● **WRITTEN PROBLEM**
Extract the lines from the start through the line that holds "y_ticks = [-15, -10, -5, 0, 5, 10, 15, 20]", both included, omitting all images.

● **GIVEN RECORDS**
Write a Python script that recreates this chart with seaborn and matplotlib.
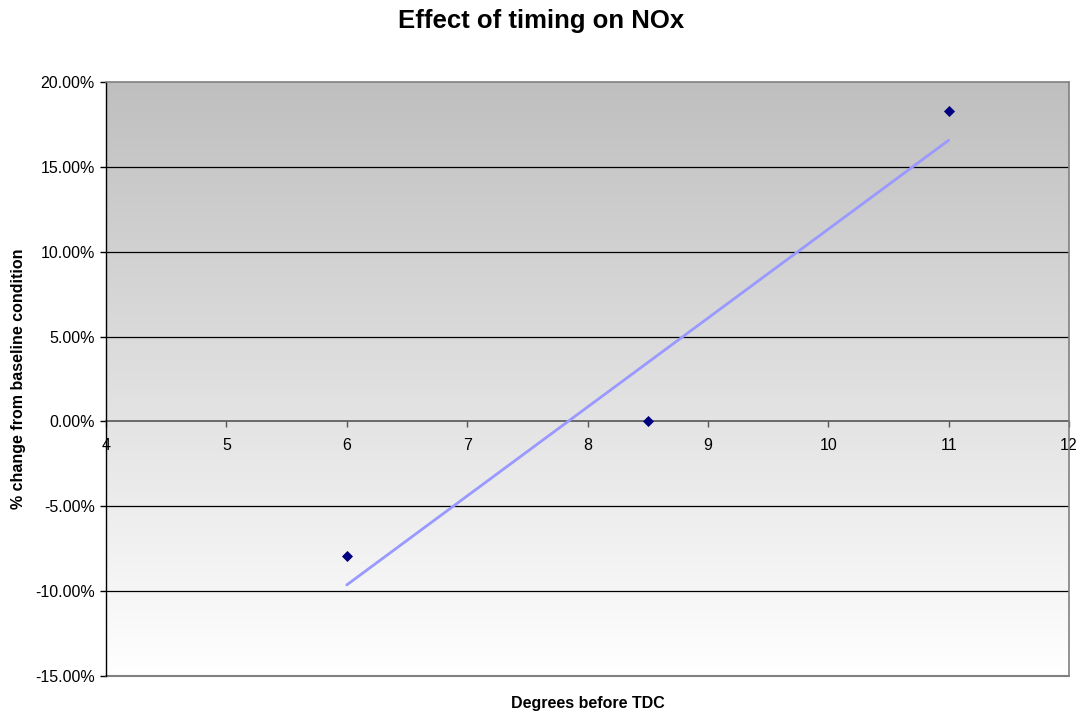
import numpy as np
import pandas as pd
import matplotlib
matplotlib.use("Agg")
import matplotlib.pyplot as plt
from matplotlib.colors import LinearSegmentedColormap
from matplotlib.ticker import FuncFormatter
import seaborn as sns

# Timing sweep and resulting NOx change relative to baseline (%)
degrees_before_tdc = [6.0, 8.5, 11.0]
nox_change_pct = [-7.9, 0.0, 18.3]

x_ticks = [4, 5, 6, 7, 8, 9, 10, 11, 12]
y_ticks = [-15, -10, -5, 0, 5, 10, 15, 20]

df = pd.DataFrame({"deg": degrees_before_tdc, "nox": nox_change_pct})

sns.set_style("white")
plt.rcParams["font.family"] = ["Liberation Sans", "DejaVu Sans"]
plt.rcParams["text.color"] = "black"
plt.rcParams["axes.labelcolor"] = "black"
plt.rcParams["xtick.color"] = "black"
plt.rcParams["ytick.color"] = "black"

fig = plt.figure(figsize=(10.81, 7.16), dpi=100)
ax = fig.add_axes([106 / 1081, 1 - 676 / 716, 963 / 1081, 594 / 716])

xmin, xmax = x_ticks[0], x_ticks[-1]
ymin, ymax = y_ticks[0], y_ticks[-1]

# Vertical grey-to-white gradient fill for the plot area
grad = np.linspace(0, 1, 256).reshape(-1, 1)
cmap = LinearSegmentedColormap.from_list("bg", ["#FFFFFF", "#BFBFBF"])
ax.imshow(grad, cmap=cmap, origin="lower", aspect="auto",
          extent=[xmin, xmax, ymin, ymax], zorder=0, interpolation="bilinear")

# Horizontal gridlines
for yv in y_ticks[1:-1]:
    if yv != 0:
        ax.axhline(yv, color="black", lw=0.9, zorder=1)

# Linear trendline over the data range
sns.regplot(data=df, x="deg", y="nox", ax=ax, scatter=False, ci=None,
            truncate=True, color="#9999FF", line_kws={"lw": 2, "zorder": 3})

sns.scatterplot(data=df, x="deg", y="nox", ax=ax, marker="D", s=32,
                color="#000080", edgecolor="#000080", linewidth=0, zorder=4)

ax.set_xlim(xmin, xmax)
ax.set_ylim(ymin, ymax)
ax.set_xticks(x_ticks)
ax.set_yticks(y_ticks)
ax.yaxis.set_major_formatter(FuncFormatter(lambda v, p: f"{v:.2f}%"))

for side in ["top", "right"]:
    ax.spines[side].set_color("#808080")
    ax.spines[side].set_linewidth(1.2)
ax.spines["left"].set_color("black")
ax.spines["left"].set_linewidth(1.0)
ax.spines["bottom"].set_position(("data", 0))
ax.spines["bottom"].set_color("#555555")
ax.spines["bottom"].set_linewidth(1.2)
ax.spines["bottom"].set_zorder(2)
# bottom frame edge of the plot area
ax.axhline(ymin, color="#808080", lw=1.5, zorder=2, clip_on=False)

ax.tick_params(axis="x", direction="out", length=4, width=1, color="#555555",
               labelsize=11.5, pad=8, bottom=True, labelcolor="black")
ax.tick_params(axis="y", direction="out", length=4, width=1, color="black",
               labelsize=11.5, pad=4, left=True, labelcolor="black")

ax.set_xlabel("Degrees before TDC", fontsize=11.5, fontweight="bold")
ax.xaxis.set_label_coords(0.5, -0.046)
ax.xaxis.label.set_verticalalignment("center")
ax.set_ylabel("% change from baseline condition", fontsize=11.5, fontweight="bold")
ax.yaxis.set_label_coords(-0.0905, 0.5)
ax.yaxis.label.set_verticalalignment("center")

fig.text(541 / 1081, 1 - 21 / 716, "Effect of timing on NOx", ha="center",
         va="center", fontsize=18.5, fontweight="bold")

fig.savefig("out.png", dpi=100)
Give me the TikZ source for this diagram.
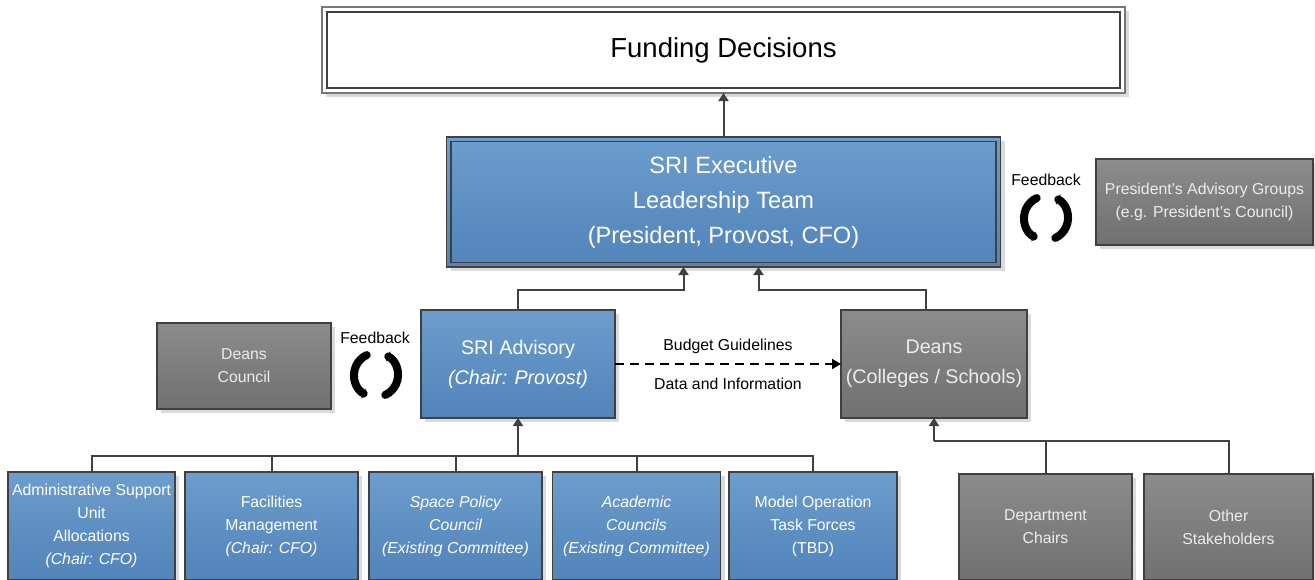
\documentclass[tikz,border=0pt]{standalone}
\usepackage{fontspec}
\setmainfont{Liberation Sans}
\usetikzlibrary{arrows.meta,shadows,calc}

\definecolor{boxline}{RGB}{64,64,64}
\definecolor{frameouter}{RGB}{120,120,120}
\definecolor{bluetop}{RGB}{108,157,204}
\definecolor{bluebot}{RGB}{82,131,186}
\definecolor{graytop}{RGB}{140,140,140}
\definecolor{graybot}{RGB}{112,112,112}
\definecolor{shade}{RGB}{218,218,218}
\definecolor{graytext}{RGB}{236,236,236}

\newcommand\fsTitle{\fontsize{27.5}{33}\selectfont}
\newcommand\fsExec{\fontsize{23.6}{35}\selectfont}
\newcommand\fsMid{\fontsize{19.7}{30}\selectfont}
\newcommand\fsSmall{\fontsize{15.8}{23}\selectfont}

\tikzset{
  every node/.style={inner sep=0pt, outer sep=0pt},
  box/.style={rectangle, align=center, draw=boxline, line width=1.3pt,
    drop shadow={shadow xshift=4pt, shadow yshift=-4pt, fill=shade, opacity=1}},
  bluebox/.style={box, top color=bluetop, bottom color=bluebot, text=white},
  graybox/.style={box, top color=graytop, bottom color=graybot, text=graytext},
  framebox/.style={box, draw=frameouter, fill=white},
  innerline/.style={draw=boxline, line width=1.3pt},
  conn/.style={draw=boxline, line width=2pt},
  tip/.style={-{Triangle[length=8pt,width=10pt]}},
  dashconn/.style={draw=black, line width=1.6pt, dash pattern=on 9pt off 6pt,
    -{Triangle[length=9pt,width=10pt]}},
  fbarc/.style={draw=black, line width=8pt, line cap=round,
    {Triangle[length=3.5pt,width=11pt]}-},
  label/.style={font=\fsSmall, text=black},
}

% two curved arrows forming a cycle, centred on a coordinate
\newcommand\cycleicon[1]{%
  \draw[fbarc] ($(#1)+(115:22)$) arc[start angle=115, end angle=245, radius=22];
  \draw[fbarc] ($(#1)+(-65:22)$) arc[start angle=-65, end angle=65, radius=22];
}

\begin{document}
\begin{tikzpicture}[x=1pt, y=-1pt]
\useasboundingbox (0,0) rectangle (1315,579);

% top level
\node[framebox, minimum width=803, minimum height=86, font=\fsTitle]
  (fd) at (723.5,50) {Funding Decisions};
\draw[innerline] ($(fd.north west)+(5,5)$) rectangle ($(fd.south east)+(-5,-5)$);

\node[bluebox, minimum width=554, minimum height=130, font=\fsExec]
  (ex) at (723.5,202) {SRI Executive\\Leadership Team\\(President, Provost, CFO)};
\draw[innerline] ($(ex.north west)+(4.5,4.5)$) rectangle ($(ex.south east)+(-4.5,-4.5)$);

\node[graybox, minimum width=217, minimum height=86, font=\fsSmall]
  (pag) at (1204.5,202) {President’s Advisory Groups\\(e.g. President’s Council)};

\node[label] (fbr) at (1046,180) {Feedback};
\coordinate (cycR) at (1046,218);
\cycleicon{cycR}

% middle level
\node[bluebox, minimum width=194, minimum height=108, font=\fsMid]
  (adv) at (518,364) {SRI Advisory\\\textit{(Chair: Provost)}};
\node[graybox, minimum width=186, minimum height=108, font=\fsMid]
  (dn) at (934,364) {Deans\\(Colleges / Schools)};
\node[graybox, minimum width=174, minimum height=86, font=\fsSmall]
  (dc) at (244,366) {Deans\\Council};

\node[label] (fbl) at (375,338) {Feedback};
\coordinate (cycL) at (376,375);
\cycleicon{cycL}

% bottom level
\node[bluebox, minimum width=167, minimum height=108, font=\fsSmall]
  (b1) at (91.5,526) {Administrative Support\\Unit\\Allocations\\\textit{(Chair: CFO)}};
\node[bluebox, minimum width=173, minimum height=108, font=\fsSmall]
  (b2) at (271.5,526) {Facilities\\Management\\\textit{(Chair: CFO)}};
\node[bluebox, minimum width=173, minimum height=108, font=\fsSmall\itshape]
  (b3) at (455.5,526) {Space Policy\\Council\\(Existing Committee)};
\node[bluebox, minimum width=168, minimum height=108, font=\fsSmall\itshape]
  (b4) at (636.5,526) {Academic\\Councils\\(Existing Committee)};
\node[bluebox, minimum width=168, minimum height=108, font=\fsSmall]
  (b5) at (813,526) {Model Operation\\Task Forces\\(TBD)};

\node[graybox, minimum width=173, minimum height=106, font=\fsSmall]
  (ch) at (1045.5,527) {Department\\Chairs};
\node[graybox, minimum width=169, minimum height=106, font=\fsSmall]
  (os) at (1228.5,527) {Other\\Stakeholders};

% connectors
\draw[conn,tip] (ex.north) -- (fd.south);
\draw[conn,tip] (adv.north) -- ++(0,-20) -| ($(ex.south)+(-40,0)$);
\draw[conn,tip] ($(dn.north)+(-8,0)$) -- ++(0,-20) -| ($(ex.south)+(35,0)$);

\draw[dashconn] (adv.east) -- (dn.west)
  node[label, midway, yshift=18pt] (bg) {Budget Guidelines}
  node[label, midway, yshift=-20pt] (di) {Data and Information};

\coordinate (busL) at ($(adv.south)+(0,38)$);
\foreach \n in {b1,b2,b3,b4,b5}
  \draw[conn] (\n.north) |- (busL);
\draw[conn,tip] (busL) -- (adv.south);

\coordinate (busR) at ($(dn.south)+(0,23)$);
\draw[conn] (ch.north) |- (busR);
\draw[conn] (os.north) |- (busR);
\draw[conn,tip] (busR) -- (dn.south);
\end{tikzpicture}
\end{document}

● **WORKED SOLUTION**
Write a Python script that recreates this chart with seaborn and matplotlib.
import numpy as np
import pandas as pd
import matplotlib
matplotlib.use("Agg")
import matplotlib.pyplot as plt
from matplotlib.colors import LinearSegmentedColormap
from matplotlib.ticker import FuncFormatter
import seaborn as sns

# Timing sweep and resulting NOx change relative to baseline (%)
degrees_before_tdc = [6.0, 8.5, 11.0]
nox_change_pct = [-7.9, 0.0, 18.3]

x_ticks = [4, 5, 6, 7, 8, 9, 10, 11, 12]
y_ticks = [-15, -10, -5, 0, 5, 10, 15, 20]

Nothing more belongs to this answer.